EXERCISE TASK ▸ Pictures stay out. Extract the lines below from the first one through the line with "colors = ['#5c5cd2', '#c464c8', '#ff4e2e', '#f8f23a', '#72c052']", both included.

INFORMATION PROVIDED ▸
[Start]
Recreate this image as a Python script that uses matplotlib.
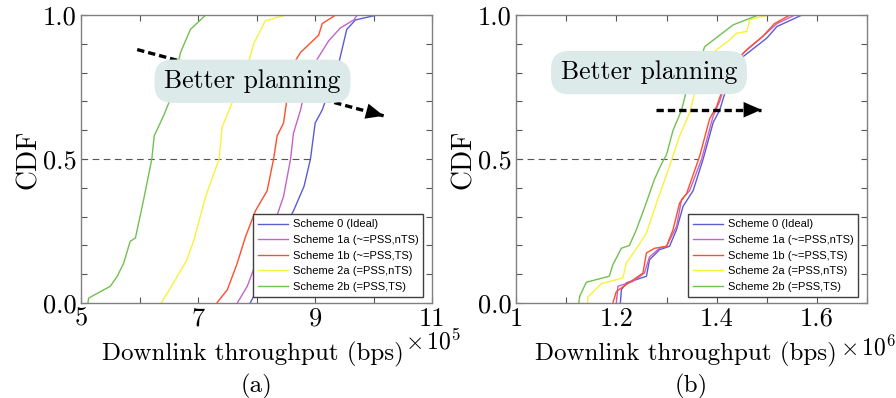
import numpy as np
import matplotlib
matplotlib.use('Agg')
import matplotlib.pyplot as plt

plt.rcParams['font.family'] = 'serif'
plt.rcParams['font.serif'] = ['cmr10']
plt.rcParams['mathtext.fontset'] = 'cm'
plt.rcParams['axes.formatter.use_mathtext'] = True

labels = ['Scheme 0 (Ideal)', 'Scheme 1a (~=PSS,nTS)', 'Scheme 1b (~=PSS,TS)',
          'Scheme 2a (=PSS,nTS)', 'Scheme 2b (=PSS,TS)']
colors = ['#5c5cd2', '#c464c8', '#ff4e2e', '#f8f23a', '#72c052']

# panel (a), throughput in units of 1e5 bps
a_s0_x = [7.89, 7.98, 8.18, 8.41, 8.63, 8.81, 8.92, 9.00, 9.12, 9.40, 9.54, 9.69, 10.06]
a_s0_y = [0.0, 0.035, 0.127, 0.24, 0.32, 0.405, 0.5, 0.625, 0.67, 0.83, 0.95, 0.983, 1.0]
a_s1a_x = [7.67, 7.84, 8.01, 8.24, 8.46, 8.58, 8.63, 8.75, 8.83, 9.03, 9.23, 9.43, 9.66, 9.72]
a_s1a_y = [0.0, 0.058, 0.15, 0.24, 0.37, 0.5, 0.59, 0.67, 0.74, 0.845, 0.91, 0.955, 0.983, 1.0]
a_s1b_x = [7.32, 7.50, 7.67, 7.81, 7.98, 8.18, 8.29, 8.35, 8.46, 8.52, 8.66, 8.75, 9.06, 9.12, 9.35]
a_s1b_y = [0.0, 0.046, 0.139, 0.23, 0.32, 0.39, 0.5, 0.58, 0.625, 0.71, 0.84, 0.87, 0.93, 0.97, 1.0]
a_s2a_x = [6.37, 6.58, 6.81, 6.93, 7.13, 7.27, 7.36, 7.41, 7.61, 7.84, 7.95, 8.15, 8.49]
a_s2a_y = [0.0, 0.07, 0.15, 0.22, 0.37, 0.45, 0.5, 0.61, 0.71, 0.82, 0.90, 0.98, 1.0]
a_s2b_x = [5.12, 5.13, 5.50, 5.62, 5.73, 5.84, 5.93, 6.07, 6.21, 6.25, 6.41, 6.53, 6.70, 6.87, 7.13]
a_s2b_y = [0.0, 0.017, 0.058, 0.093, 0.139, 0.214, 0.226, 0.359, 0.5, 0.58, 0.65, 0.71, 0.87, 0.95, 1.0]

# panel (b), throughput in units of 1e6 bps
b_s0_x = [1.208, 1.21, 1.22, 1.26, 1.266, 1.286, 1.306, 1.32, 1.333, 1.353, 1.373, 1.393, 1.406,
          1.42, 1.453, 1.50, 1.52, 1.57]
b_s0_y = [0.0, 0.046, 0.07, 0.093, 0.15, 0.185, 0.197, 0.255, 0.336, 0.39, 0.5, 0.627, 0.67,
          0.75, 0.856, 0.92, 0.96, 1.0]
b_s1a_x = [1.20, 1.203, 1.233, 1.256, 1.266, 1.286, 1.30, 1.32, 1.33, 1.346, 1.37, 1.393, 1.406,
           1.42, 1.453, 1.492, 1.52, 1.556]
b_s1a_y = [0.0, 0.058, 0.075, 0.104, 0.16, 0.19, 0.197, 0.266, 0.36, 0.39, 0.5, 0.65, 0.70,
           0.78, 0.868, 0.926, 0.97, 1.0]
b_s1b_x = [1.193, 1.20, 1.22, 1.253, 1.26, 1.276, 1.30, 1.313, 1.326, 1.34, 1.366, 1.386, 1.40,
           1.416, 1.45, 1.46, 1.492, 1.515, 1.546]
b_s1b_y = [0.0, 0.04, 0.064, 0.104, 0.174, 0.19, 0.197, 0.255, 0.347, 0.38, 0.51, 0.64, 0.683,
           0.764, 0.862, 0.88, 0.926, 0.97, 1.0]
b_s2a_x = [1.143, 1.143, 1.17, 1.213, 1.22, 1.243, 1.26, 1.28, 1.306, 1.326, 1.346, 1.356, 1.373,
           1.393, 1.426, 1.44, 1.46, 1.466, 1.503]
b_s2a_y = [0.0, 0.02, 0.067, 0.087, 0.139, 0.197, 0.243, 0.347, 0.475, 0.58, 0.66, 0.73, 0.83,
           0.87, 0.914, 0.937, 0.943, 0.984, 1.0]
b_s2b_x = [1.125, 1.127, 1.14, 1.186, 1.193, 1.21, 1.226, 1.24, 1.26, 1.276, 1.292, 1.30, 1.313,
           1.33, 1.34, 1.356, 1.373, 1.376, 1.433, 1.483]
b_s2b_y = [0.0, 0.023, 0.072, 0.093, 0.133, 0.19, 0.20, 0.255, 0.35, 0.43, 0.49, 0.515, 0.60,
           0.67, 0.74, 0.79, 0.874, 0.89, 0.966, 1.0]

a_curves = [(a_s0_x, a_s0_y), (a_s1a_x, a_s1a_y), (a_s1b_x, a_s1b_y), (a_s2a_x, a_s2a_y), (a_s2b_x, a_s2b_y)]
b_curves = [(b_s0_x, b_s0_y), (b_s1a_x, b_s1a_y), (b_s1b_x, b_s1b_y), (b_s2a_x, b_s2a_y), (b_s2b_x, b_s2b_y)]

a_xticks = [5, 6, 7, 8, 9, 10, 11]
a_xticklabels = ['5', '', '7', '', '9', '', '11']
b_xticks = [1.0, 1.1, 1.2, 1.3, 1.4, 1.5, 1.6, 1.7]
b_xticklabels = ['1', '', '1.2', '', '1.4', '', '1.6', '']
yticks = np.round(np.arange(0, 1.01, 0.1), 1)
yticklabels = ['0.0', '', '', '', '', '0.5', '', '', '', '', '1.0']


def draw_panel(ax, curves, xlim, xticks, xticklabels, median_end, exp, tag, label_x, exp_y):
    for (x, y), c, lab in zip(curves, colors, labels):
        ax.plot(x, y, color=c, lw=1.0, label=lab, zorder=2)
    ax.plot([xlim[0], median_end], [0.5, 0.5], color='#555555', lw=0.8,
            linestyle=(0, (6, 4)), zorder=1)
    ax.set_xlim(xlim)
    ax.set_ylim(0, 1)
    ax.set_xticks(xticks)
    ax.set_xticklabels(xticklabels)
    ax.set_yticks(yticks)
    ax.set_yticklabels(yticklabels)
    ax.tick_params(direction='in', length=4, width=0.8, color='#555555', labelsize=19,
                   top=True, right=True, pad=3)
    for sp in ax.spines.values():
        sp.set_color('#808080')
        sp.set_linewidth(1.0)
    ax.set_ylabel('CDF', fontsize=20, labelpad=1)
    ax.set_xlabel('Downlink throughput (bps)', fontsize=18)
    ax.xaxis.set_label_coords(label_x, -0.135)
    ax.text(0.922, exp_y, r'$\times\,10^{%d}$' % exp, transform=ax.transAxes,
            fontsize=17, ha='left', va='center')
    ax.text(0.5, -0.29, tag, transform=ax.transAxes, fontsize=18, ha='center', va='center')
    leg = ax.legend(loc='lower right', bbox_to_anchor=(0.975, 0.022), borderaxespad=0,
                    prop={'family': 'Liberation Sans', 'size': 8}, frameon=True, fancybox=False,
                    handlelength=2.7, handletextpad=0.4, labelspacing=0.5, borderpad=0.45)
    leg.get_frame().set_edgecolor('#404040')
    leg.get_frame().set_linewidth(1.0)
    leg.get_frame().set_alpha(1)


def dashed_arrow(ax, start, end):
    ax.plot([start[0], end[0]], [start[1], end[1]], color='k', lw=2.4,
            linestyle=(0, (2.2, 1.2)), zorder=3)
    ax.annotate('', xy=end, xytext=start,
                arrowprops=dict(arrowstyle='-|>,head_length=0.8,head_width=0.35', color='k',
                                lw=0, shrinkA=0, shrinkB=0, mutation_scale=16), zorder=3)


fig = plt.figure(figsize=(8.96, 3.98), dpi=100)
ax1 = fig.add_axes([0.0904, 0.2387, 0.392, 0.7236])
ax2 = fig.add_axes([0.5759, 0.2387, 0.392, 0.7236])

draw_panel(ax1, a_curves, (5, 11), a_xticks, a_xticklabels, 8.92, 5, '(a)', 0.49, -0.133)
draw_panel(ax2, b_curves, (1.0, 1.7), b_xticks, b_xticklabels, 1.362, 6, '(b)', 0.485, -0.155)

box = dict(boxstyle='round,pad=0.38,rounding_size=0.7', fc='#dceaea', ec='none')
dashed_arrow(ax1, (5.96, 0.88), (10.17, 0.65))
ax1.text(7.93, 0.77, 'Better planning', fontsize=18.5, ha='center', va='center', bbox=box, zorder=4)
dashed_arrow(ax2, (1.28, 0.671), (1.489, 0.671))
ax2.text(1.265, 0.80, 'Better planning', fontsize=18.5, ha='center', va='center', bbox=box, zorder=4)

fig.savefig('out.png', dpi=100)
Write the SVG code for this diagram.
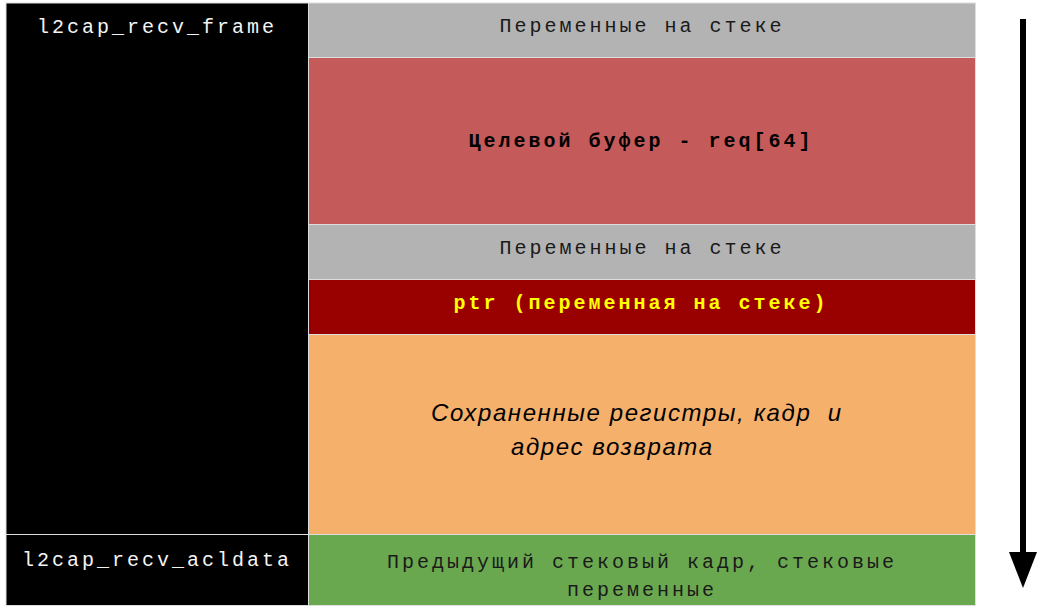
<svg xmlns="http://www.w3.org/2000/svg" width="1051" height="609" viewBox="0 0 1051 609">
<style>
.mono{font-family:"Liberation Mono","Courier New",monospace;font-size:20px;letter-spacing:3px;text-anchor:middle}
.lbl{fill:#f4f4f4}
.dark{fill:#1a1a1a}
.bold{font-weight:bold;fill:#000}
.ital{font-family:"Liberation Sans",Arial,sans-serif;font-style:italic;font-size:24px;fill:#000;letter-spacing:1.6px;white-space:pre}
.cell{stroke:#dedede;stroke-width:1}
</style>
<defs>
<marker id="ah" markerUnits="userSpaceOnUse" markerWidth="36" markerHeight="28" refX="0" refY="14" orient="auto" viewBox="0 0 36 28">
<path d="M0,0 L36,14 L0,28 Z" fill="#000"/>
</marker>
</defs>
<rect width="1051" height="609" fill="#fff"/>
<g id="frame-recv-frame">
<rect x="6" y="3" width="302.5" height="531.5" fill="#000" class="cell"/>
<text x="157" y="33" class="mono lbl">l2cap_recv_frame</text>
</g>
<g id="frame-recv-acldata">
<rect x="6" y="534.5" width="302.5" height="71" fill="#000" class="cell"/>
<text x="157" y="566" class="mono lbl">l2cap_recv_acldata</text>
</g>
<g id="stack-vars-1">
<rect x="308.5" y="3" width="667" height="54.5" fill="#b3b3b3" class="cell"/>
<text x="642" y="32" class="mono dark">Переменные на стеке</text>
</g>
<g id="target-buffer">
<rect x="308.5" y="57.5" width="667" height="167" fill="#c55a5a" class="cell"/>
<text x="641" y="147" class="mono bold">Целевой буфер - req[64]</text>
</g>
<g id="stack-vars-2">
<rect x="308.5" y="224.5" width="667" height="55" fill="#b3b3b3" class="cell"/>
<text x="642" y="254" class="mono dark">Переменные на стеке</text>
</g>
<g id="ptr">
<rect x="308.5" y="279.5" width="667" height="55" fill="#990000" class="cell"/>
<text x="641" y="309" class="mono bold" style="fill:#ffff00">ptr (переменная на стеке)</text>
</g>
<g id="saved-regs">
<rect x="308.5" y="334.5" width="667" height="200" fill="#f5b06c" class="cell"/>
<text x="431" y="421" class="ital" xml:space="preserve">Сохраненные регистры, кадр  и</text>
<text x="511" y="455" class="ital">адрес возврата</text>
</g>
<g id="prev-frame">
<rect x="308.5" y="534.5" width="667" height="71" fill="#6aa84f" class="cell"/>
<text x="642" y="568" class="mono dark">Предыдущий стековый кадр, стековые</text>
<text x="642" y="596" class="mono dark">переменные</text>
</g>
<g id="connectors">
<line x1="1023" y1="19" x2="1023" y2="552" stroke="#000" stroke-width="6" marker-end="url(#ah)"/>
</g>
</svg>
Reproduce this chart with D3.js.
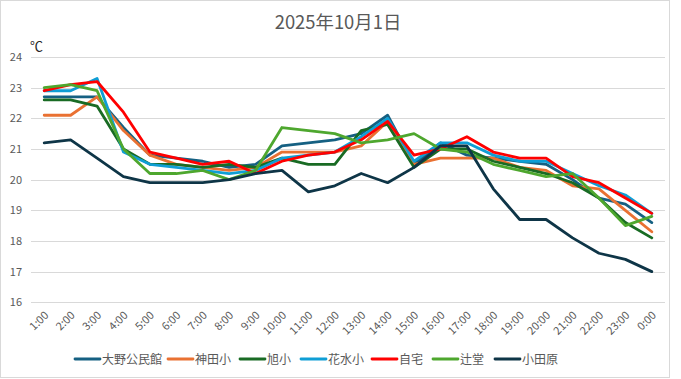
<!DOCTYPE html>
<html><head><meta charset="utf-8">
<script src="https://cdn.jsdelivr.net/npm/d3@7"></script>
<style>body{margin:0;background:#fff}svg{display:block}</style>
</head><body><svg id="c" width="681" height="379"></svg>
<script>
const hours = ["1:00","2:00","3:00","4:00","5:00","6:00","7:00","8:00","9:00","10:00","11:00","12:00","13:00","14:00","15:00","16:00","17:00","18:00","19:00","20:00","21:00","22:00","23:00","0:00"];
const seriesNames = ["大野公民館","神田小","旭小","花水小","自宅","辻堂","小田原"];
const oono    = [22.7,22.7,22.7,21.7,20.8,20.7,20.6,20.4,20.5,21.1,21.2,21.3,21.5,22.1,20.5,21.2,20.8,20.7,20.6,20.5,20.0,19.4,19.2,18.6];
const kanda   = [22.1,22.1,22.7,21.6,20.8,20.5,20.4,20.3,20.4,20.9,20.9,20.9,21.1,21.9,20.5,20.7,20.7,20.7,20.4,20.3,19.8,19.7,19.0,18.3];
const asahi   = [22.6,22.6,22.4,21.0,20.5,20.5,20.4,20.5,20.4,20.7,20.5,20.5,21.6,21.8,20.4,21.0,21.0,20.6,20.4,20.2,19.9,19.4,18.6,18.1];
const hanamizu= [22.9,22.9,23.3,20.9,20.5,20.4,20.3,20.2,20.3,20.7,20.8,20.9,21.4,22.0,20.6,21.2,21.2,20.8,20.6,20.6,20.2,19.8,19.5,18.9];
const jitaku  = [22.9,23.1,23.2,22.2,20.9,20.7,20.5,20.6,20.2,20.6,20.8,20.9,21.3,21.9,20.8,21.0,21.4,20.9,20.7,20.7,20.1,19.9,19.4,18.9];
const tsujido = [23.0,23.1,22.9,21.0,20.2,20.2,20.3,20.0,20.3,21.7,21.6,21.5,21.2,21.3,21.5,21.0,20.9,20.5,20.3,20.1,20.2,19.4,18.5,18.8];
const odawara = [21.2,21.3,20.7,20.1,19.9,19.9,19.9,20.0,20.2,20.3,19.6,19.8,20.2,19.9,20.4,21.1,21.1,19.7,18.7,18.7,18.1,17.6,17.4,17.0];
const yTicks = [16,17,18,19,20,21,22,23,24];
const colors = ["#156082","#E97132","#196B24","#0F9ED5","#FF0000","#4EA72E","#0E3547"];
const allSeries = [oono,kanda,asahi,hanamizu,jitaku,tsujido,odawara];

const svg = d3.select("#c");
const font = "'Noto Sans CJK JP','Noto Sans',sans-serif";
const gray = "#595959";

svg.append("rect").attr("x",0.5).attr("y",0.5).attr("width",669).attr("height",377)
  .attr("fill","#fff").attr("stroke","#d9d9d9");

const x = d3.scaleBand().domain(hours).range([31,665]);
const y = d3.scaleLinear().domain([16,24]).range([302.3,57]);

// gridlines
svg.append("g").selectAll("line").data(yTicks).join("line")
  .attr("x1",31).attr("x2",665)
  .attr("y1",d=>Math.round(y(d))+0.5).attr("y2",d=>Math.round(y(d))+0.5)
  .attr("stroke","#d9d9d9").attr("stroke-width",1);

// y axis labels
const ya = svg.append("g").attr("transform","translate(22,0)")
  .call(d3.axisLeft(y).tickValues(yTicks).tickSize(0).tickPadding(0).tickFormat(d3.format("d")));
ya.select(".domain").remove();
ya.selectAll("text").attr("font-family",font).attr("font-size",11).attr("fill",gray);

// x axis labels
const xa = svg.append("g").attr("transform","translate(0,302)")
  .call(d3.axisBottom(x).tickSize(0).tickPadding(0));
xa.select(".domain").remove();
xa.selectAll("text").attr("font-family",font).attr("font-size",11).attr("fill",gray)
  .attr("text-anchor","end").attr("dy",0)
  .attr("transform","translate(5,14) rotate(-45)");

// lines
const line = d3.line().x((d,i)=>x(hours[i])+x.bandwidth()/2).y(d=>y(d));
svg.append("g").selectAll("path").data(allSeries).join("path")
  .attr("d",d=>line(d)).attr("fill","none")
  .attr("stroke",(d,i)=>colors[i]).attr("stroke-width",2.8)
  .attr("stroke-linejoin","round").attr("stroke-linecap","round");

// title
svg.append("text").attr("x",338).attr("y",29).attr("text-anchor","middle")
  .attr("font-family",font).attr("font-size",18.4).attr("fill",gray).text("2025年10月1日");
// unit
svg.append("text").attr("x",30).attr("y",51).attr("font-family",font)
  .attr("font-size",13).attr("fill","#262626").text("℃");

// legend
const legX = [75,168,240,301,372,433,495];
const lg = svg.append("g").selectAll("g").data(seriesNames).join("g")
  .attr("transform",(d,i)=>`translate(${legX[i]},359)`);
lg.append("line").attr("x1",0).attr("x2",25).attr("y1",0).attr("y2",0)
  .attr("stroke",(d,i)=>colors[i]).attr("stroke-width",2.8).attr("stroke-linecap","round");
lg.append("text").attr("x",27).attr("y",4.5).attr("font-family",font)
  .attr("font-size",12).attr("fill",gray).text(d=>d);
</script></body></html>
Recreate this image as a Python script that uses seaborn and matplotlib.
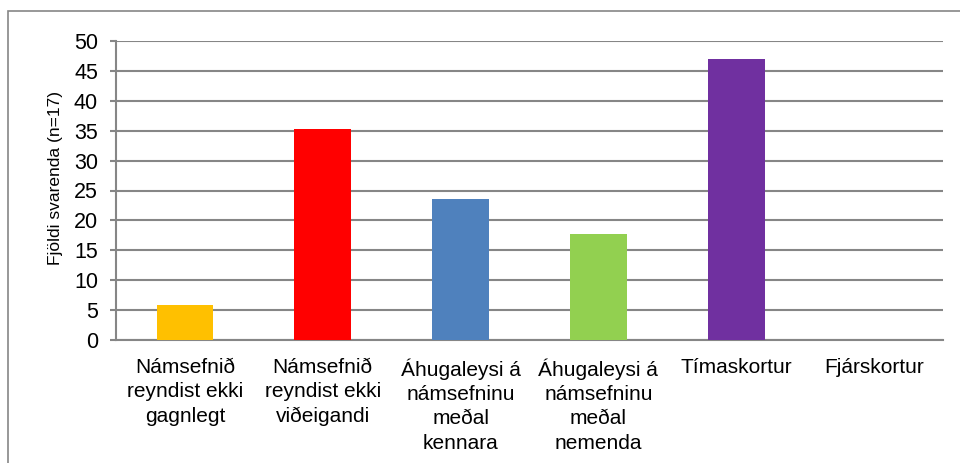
import matplotlib
matplotlib.use("Agg")
import matplotlib.pyplot as plt
import seaborn as sns
import pandas as pd
from matplotlib.patches import Rectangle
from matplotlib import font_manager

categories = [
    "Námsefnið\nreyndist ekki\ngagnlegt",
    "Námsefnið\nreyndist ekki\nviðeigandi",
    "Áhugaleysi á\nnámsefninu\nmeðal\nkennara",
    "Áhugaleysi á\nnámsefninu\nmeðal\nnemenda",
    "Tímaskortur",
    "Fjárskortur",
]
values = [5.88, 35.29, 23.53, 17.65, 47.06, 0.0]
colors = ["#FFC000", "#FF0000", "#4F81BD", "#92D050", "#7030A0", "#4BACC6"]
yticks = [0, 5, 10, 15, 20, 25, 30, 35, 40, 45, 50]
ylabel = "Fjöldi svarenda (n=17)"

sns.set_theme(style="white")
plt.rcParams["font.family"] = ["Liberation Sans", "DejaVu Sans"]

names = {f.name for f in font_manager.fontManager.ttflist}
if "Liberation Sans Narrow" in names:
    ylab_family = ["Liberation Sans Narrow", "Liberation Sans"]
    ylab_size = 14.5
else:
    ylab_family = ["Liberation Sans", "DejaVu Sans"]
    ylab_size = 12.5

df = pd.DataFrame({"cat": categories, "val": values})

fig = plt.figure(figsize=(9.6, 4.63), dpi=100)
W, H = 960, 463
ax = fig.add_axes([116 / W, 1 - 340 / H, (943 - 116) / W, (340 - 41) / H])

sns.barplot(data=df, x="cat", y="val", hue="cat", palette=colors, legend=False,
            width=0.41, saturation=1, linewidth=0, ax=ax, zorder=3)

ax.set_ylim(0, 50)
ax.set_xlim(-0.5, len(categories) - 0.5)
ax.set_yticks(yticks)
ax.set_yticklabels([str(t) for t in yticks], fontsize=15.5, color="black")
ax.set_xticks(range(len(categories)))
ax.set_xticklabels(categories, fontsize=15, color="black", linespacing=1.36, va="top")
ax.tick_params(axis="x", length=0, pad=13)
ax.tick_params(axis="y", length=4.5, width=1.5, color="#868686", direction="out", pad=8.5, left=True)
ax.grid(axis="y", color="#868686", linewidth=1.5, zorder=0)
ax.set_axisbelow(True)
for s in ["top", "right"]:
    ax.spines[s].set_visible(False)
for s in ["left", "bottom"]:
    ax.spines[s].set_color("#868686")
    ax.spines[s].set_linewidth(1.5)
ax.set_xlabel("")
ax.set_ylabel(ylabel, fontsize=ylab_size, family=ylab_family, color="black", va="center")
ax.yaxis.set_label_coords(-(116 - 56) / (943 - 116), (340 - 178) / (340 - 41))

fig.patches.append(Rectangle((8 / W, -0.1), 1.2, 1 - 11 / H + 0.1, transform=fig.transFigure,
                             fill=False, edgecolor="#868686", linewidth=1.2))

fig.savefig("out.png", dpi=100)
[End]
ANSWER TO THE EXERCISE ▸
Recreate this image as a Python script that uses matplotlib.
import numpy as np
import matplotlib
matplotlib.use('Agg')
import matplotlib.pyplot as plt

plt.rcParams['font.family'] = 'serif'
plt.rcParams['font.serif'] = ['cmr10']
plt.rcParams['mathtext.fontset'] = 'cm'
plt.rcParams['axes.formatter.use_mathtext'] = True

labels = ['Scheme 0 (Ideal)', 'Scheme 1a (~=PSS,nTS)', 'Scheme 1b (~=PSS,TS)',
          'Scheme 2a (=PSS,nTS)', 'Scheme 2b (=PSS,TS)']
colors = ['#5c5cd2', '#c464c8', '#ff4e2e', '#f8f23a', '#72c052']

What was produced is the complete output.